— begin Data —
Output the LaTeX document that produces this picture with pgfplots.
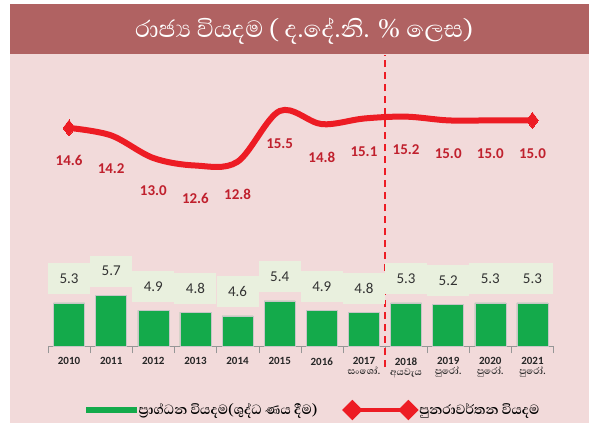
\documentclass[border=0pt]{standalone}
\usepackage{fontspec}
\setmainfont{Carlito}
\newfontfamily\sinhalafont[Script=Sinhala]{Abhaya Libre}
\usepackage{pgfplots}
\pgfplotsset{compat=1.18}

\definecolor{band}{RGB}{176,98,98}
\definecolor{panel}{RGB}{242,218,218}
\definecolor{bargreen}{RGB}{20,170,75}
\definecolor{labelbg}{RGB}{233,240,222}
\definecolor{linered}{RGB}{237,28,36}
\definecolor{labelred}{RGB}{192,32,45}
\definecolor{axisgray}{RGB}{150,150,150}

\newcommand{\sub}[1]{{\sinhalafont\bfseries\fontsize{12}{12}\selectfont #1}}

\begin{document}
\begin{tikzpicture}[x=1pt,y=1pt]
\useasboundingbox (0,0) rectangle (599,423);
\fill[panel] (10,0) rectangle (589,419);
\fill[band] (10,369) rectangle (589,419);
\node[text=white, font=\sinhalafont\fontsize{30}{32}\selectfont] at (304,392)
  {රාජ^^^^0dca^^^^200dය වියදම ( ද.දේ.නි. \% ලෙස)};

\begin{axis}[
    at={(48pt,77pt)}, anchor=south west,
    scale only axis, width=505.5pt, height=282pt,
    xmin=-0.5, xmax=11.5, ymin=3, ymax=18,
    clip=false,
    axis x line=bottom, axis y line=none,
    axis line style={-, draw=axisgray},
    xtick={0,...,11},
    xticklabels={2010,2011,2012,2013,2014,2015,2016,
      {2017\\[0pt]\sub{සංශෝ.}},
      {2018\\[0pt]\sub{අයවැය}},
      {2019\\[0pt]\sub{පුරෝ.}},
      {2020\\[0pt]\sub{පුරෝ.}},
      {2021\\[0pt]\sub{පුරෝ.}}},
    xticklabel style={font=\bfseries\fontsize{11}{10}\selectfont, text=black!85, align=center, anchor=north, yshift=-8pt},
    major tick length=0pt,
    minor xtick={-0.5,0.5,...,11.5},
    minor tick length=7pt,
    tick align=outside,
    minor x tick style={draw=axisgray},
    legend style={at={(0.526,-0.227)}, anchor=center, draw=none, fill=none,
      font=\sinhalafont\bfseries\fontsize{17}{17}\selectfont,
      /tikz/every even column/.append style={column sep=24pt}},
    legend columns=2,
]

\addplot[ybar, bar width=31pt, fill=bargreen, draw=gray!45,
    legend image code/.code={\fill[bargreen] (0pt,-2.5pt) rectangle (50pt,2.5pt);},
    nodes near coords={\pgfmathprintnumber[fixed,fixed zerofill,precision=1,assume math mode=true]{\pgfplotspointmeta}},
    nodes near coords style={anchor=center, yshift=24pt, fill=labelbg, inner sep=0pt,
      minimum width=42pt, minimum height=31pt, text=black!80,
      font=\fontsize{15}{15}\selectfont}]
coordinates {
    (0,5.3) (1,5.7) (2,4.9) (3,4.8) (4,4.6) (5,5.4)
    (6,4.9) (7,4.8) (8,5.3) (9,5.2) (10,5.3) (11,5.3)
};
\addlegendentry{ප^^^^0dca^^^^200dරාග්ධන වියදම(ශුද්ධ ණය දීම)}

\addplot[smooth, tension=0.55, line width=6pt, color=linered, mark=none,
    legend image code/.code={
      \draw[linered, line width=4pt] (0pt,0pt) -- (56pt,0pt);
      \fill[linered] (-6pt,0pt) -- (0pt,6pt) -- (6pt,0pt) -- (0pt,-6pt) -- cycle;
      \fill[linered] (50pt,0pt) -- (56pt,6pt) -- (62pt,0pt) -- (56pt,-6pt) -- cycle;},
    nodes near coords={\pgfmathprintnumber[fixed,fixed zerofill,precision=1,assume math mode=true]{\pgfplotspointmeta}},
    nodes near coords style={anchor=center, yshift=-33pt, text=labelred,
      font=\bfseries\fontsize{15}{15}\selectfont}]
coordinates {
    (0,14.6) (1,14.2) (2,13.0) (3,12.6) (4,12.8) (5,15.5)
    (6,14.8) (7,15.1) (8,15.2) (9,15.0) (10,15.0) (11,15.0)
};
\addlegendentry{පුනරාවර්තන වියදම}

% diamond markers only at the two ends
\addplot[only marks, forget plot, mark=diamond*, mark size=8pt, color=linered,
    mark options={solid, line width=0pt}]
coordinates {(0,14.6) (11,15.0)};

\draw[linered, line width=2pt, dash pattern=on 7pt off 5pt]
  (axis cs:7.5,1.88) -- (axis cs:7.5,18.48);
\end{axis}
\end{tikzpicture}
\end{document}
— end Data —
### Work instructions
Please quote the lines of the material, beginning with the first and ending with the one that contains "වියදම ( ද.දේ.නි.", exactly as written and without any pictures.

### Answer to the task
Output the LaTeX document that produces this picture with pgfplots.
\documentclass[border=0pt]{standalone}
\usepackage{fontspec}
\setmainfont{Carlito}
\newfontfamily\sinhalafont[Script=Sinhala]{Abhaya Libre}
\usepackage{pgfplots}
\pgfplotsset{compat=1.18}

\definecolor{band}{RGB}{176,98,98}
\definecolor{panel}{RGB}{242,218,218}
\definecolor{bargreen}{RGB}{20,170,75}
\definecolor{labelbg}{RGB}{233,240,222}
\definecolor{linered}{RGB}{237,28,36}
\definecolor{labelred}{RGB}{192,32,45}
\definecolor{axisgray}{RGB}{150,150,150}

\newcommand{\sub}[1]{{\sinhalafont\bfseries\fontsize{12}{12}\selectfont #1}}

\begin{document}
\begin{tikzpicture}[x=1pt,y=1pt]
\useasboundingbox (0,0) rectangle (599,423);
\fill[panel] (10,0) rectangle (589,419);
\fill[band] (10,369) rectangle (589,419);
\node[text=white, font=\sinhalafont\fontsize{30}{32}\selectfont] at (304,392)
  {රාජ^^^^0dca^^^^200dය වියදම ( ද.දේ.නි. \% ලෙස)};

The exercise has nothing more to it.